> [RECORDED INFORMATION]
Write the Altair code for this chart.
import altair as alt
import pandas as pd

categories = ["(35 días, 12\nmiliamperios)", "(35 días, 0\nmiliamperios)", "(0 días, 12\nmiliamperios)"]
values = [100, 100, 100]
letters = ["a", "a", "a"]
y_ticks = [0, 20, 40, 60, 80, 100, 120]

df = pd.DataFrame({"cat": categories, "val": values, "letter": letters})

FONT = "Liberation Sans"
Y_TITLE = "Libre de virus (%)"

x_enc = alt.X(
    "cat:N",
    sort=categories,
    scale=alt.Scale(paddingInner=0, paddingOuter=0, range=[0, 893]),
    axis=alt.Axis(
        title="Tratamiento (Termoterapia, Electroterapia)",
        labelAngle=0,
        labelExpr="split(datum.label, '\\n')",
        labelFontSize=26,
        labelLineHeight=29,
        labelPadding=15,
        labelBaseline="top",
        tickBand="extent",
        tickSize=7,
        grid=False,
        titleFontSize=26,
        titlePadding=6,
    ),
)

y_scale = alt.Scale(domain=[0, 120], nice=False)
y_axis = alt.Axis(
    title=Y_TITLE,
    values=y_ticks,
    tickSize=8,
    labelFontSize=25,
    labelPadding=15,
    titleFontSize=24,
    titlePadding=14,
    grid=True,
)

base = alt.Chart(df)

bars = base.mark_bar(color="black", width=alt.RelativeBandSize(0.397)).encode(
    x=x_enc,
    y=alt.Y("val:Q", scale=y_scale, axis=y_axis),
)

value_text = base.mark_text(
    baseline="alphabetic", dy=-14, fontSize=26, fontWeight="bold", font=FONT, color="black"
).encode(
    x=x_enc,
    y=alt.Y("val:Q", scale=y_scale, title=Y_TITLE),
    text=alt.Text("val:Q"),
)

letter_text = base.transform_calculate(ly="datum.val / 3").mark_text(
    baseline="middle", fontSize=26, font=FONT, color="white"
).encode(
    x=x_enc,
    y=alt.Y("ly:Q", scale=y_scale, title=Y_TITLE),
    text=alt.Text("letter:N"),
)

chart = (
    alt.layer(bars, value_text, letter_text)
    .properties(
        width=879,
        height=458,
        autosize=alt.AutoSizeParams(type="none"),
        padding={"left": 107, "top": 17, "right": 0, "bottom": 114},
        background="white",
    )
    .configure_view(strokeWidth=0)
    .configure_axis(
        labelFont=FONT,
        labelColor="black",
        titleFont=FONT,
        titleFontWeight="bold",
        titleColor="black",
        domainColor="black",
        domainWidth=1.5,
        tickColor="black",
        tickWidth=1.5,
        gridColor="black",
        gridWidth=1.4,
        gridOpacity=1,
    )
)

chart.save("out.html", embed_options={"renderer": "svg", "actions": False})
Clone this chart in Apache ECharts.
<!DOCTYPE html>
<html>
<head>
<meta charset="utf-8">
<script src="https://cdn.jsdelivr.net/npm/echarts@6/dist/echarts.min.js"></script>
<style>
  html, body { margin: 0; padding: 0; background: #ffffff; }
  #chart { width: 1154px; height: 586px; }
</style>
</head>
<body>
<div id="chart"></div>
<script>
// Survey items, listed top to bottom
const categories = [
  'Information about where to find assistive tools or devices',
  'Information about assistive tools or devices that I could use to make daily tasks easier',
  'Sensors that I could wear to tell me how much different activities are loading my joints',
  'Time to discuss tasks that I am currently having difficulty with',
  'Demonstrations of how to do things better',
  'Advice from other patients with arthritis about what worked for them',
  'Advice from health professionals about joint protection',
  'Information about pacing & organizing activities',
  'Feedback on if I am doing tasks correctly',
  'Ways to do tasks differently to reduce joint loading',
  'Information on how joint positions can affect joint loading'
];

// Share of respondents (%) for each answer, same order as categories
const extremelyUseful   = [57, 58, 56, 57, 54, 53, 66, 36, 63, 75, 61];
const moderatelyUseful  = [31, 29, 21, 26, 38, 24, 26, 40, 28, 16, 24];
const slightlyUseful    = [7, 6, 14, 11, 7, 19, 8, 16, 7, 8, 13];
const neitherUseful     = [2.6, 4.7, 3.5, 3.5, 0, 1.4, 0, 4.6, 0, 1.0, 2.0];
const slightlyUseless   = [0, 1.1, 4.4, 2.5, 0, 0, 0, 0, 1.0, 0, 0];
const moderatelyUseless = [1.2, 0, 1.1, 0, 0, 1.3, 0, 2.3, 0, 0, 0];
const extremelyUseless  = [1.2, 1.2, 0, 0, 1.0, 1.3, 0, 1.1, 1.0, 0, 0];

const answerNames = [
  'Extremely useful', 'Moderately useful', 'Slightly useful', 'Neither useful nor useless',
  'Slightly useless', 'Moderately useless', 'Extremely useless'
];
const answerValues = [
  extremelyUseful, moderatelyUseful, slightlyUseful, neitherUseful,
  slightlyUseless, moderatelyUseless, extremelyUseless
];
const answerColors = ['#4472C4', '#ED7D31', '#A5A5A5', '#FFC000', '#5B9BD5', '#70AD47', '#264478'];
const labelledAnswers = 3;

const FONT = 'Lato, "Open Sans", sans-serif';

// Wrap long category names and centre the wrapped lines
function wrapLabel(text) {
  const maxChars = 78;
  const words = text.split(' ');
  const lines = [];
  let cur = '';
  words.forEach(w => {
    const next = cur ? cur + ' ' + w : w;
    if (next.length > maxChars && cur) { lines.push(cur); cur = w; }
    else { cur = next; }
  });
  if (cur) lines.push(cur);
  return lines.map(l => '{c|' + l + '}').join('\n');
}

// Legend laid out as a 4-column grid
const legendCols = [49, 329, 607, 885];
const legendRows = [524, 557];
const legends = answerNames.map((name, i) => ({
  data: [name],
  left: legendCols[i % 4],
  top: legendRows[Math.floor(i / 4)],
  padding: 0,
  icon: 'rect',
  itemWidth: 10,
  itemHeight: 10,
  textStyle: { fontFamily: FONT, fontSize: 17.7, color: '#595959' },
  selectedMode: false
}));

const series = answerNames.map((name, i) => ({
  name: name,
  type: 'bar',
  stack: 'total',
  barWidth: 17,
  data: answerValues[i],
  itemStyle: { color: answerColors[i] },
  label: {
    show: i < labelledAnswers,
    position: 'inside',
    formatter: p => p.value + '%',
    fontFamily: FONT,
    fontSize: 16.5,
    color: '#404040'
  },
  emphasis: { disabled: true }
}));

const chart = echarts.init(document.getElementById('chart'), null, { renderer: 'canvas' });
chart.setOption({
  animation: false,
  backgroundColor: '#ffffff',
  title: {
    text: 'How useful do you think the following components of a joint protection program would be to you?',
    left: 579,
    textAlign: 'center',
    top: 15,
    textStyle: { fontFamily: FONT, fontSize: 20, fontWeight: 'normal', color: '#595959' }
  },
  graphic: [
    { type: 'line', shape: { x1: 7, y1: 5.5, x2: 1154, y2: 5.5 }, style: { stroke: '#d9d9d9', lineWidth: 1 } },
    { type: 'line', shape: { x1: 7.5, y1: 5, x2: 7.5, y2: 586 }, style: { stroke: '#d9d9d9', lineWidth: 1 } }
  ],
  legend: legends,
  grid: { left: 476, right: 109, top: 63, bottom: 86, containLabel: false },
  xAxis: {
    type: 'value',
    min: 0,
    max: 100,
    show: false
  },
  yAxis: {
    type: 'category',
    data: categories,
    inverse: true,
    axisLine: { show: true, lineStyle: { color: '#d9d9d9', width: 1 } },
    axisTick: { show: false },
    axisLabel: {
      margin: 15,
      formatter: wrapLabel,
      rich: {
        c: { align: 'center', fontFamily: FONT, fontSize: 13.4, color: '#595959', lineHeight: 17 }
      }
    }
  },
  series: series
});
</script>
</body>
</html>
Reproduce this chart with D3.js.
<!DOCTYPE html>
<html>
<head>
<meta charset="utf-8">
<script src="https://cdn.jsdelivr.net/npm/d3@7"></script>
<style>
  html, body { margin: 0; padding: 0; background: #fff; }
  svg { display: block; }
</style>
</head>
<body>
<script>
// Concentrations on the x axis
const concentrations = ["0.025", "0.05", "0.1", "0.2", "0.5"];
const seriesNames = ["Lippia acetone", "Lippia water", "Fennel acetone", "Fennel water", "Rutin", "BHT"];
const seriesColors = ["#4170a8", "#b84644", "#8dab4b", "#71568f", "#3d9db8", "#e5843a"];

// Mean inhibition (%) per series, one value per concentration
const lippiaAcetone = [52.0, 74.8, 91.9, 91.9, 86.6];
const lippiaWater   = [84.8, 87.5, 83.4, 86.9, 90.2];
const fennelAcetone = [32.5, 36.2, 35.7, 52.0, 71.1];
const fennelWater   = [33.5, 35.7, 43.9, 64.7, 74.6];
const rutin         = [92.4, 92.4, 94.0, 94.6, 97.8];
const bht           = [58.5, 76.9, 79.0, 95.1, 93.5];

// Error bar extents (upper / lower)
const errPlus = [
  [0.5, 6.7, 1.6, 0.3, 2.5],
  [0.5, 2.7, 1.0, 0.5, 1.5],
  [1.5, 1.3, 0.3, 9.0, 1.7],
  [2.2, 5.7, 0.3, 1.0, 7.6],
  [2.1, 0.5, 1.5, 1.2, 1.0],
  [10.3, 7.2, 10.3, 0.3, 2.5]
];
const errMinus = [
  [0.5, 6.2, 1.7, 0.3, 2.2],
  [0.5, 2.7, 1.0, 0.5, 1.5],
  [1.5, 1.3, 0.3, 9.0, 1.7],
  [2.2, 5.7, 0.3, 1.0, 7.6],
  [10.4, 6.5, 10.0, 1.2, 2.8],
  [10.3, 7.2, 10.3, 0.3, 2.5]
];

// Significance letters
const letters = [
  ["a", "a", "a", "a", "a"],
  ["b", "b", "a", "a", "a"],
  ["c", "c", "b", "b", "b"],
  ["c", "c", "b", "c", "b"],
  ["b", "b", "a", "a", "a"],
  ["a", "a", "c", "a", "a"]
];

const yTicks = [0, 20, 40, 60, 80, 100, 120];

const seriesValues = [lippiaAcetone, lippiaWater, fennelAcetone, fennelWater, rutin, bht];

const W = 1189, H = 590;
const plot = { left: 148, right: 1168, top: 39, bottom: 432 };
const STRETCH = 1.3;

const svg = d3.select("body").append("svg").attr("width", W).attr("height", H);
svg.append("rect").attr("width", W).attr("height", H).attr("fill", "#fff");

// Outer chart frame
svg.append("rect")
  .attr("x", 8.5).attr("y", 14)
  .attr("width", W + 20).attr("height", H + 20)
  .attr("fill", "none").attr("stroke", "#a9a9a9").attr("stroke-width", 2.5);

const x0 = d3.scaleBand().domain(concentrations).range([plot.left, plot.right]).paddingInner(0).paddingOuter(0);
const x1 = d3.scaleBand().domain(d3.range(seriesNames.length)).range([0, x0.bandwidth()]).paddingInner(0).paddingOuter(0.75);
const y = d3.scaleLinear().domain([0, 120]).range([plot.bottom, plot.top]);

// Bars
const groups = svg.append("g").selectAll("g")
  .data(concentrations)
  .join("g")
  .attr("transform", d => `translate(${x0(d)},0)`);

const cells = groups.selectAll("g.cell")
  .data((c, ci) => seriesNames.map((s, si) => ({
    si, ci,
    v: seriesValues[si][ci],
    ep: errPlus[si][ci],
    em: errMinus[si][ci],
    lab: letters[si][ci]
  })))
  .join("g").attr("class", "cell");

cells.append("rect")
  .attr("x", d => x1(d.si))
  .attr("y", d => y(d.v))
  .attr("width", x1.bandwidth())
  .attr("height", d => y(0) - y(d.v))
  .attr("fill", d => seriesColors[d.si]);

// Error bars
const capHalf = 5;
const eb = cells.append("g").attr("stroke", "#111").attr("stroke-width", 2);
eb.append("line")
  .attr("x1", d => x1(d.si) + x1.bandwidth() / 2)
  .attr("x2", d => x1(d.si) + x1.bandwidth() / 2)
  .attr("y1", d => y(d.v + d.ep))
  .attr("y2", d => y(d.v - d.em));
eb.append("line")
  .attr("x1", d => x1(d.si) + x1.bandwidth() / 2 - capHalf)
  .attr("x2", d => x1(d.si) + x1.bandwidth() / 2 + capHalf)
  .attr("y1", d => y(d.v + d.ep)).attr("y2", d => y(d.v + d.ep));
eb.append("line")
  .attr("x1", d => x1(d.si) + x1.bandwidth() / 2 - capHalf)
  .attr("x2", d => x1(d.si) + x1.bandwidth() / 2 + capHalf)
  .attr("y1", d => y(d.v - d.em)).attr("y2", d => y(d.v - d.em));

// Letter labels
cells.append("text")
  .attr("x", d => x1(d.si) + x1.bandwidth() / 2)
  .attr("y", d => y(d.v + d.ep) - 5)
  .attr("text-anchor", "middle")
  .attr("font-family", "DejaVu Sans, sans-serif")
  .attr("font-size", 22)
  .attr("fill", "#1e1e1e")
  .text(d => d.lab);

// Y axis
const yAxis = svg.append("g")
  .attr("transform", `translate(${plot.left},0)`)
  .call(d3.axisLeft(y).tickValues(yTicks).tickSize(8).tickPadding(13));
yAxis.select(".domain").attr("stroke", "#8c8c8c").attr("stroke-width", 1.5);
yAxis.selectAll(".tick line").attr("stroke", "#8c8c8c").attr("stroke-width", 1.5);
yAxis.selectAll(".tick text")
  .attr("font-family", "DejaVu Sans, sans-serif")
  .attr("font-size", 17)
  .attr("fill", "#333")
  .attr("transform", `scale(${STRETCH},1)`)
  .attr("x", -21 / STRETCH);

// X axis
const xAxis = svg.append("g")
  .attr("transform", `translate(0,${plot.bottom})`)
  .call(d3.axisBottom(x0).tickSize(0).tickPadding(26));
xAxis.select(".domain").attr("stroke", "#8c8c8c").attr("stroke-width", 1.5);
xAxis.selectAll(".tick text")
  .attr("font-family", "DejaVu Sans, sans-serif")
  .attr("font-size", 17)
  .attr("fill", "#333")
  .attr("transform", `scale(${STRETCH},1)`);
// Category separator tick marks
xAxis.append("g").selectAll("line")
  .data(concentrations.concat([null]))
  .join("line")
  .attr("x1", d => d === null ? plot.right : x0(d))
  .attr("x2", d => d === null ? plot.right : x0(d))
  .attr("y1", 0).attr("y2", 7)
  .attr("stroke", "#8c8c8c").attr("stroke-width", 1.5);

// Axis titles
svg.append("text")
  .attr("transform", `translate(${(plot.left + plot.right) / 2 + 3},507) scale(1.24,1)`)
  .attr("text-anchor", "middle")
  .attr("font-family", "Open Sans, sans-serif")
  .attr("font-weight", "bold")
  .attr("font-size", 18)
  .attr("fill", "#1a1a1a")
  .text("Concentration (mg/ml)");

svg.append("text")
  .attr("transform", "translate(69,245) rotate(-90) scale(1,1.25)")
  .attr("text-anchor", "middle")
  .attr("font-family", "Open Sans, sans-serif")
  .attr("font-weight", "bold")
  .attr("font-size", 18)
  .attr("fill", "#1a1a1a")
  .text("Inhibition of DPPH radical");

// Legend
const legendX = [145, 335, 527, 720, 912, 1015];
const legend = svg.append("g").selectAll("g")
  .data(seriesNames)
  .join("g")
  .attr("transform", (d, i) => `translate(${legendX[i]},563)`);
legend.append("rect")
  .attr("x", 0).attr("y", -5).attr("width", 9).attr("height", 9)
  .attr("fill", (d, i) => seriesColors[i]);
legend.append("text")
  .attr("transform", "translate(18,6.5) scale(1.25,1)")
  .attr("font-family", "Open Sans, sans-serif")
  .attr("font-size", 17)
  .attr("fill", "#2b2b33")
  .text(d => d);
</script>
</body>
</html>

> [WRITTEN EXERCISE]
Give the number of lines in the listing above that contain "with", and nothing else.

> [RESPONSE TO THIS EXERCISE]
3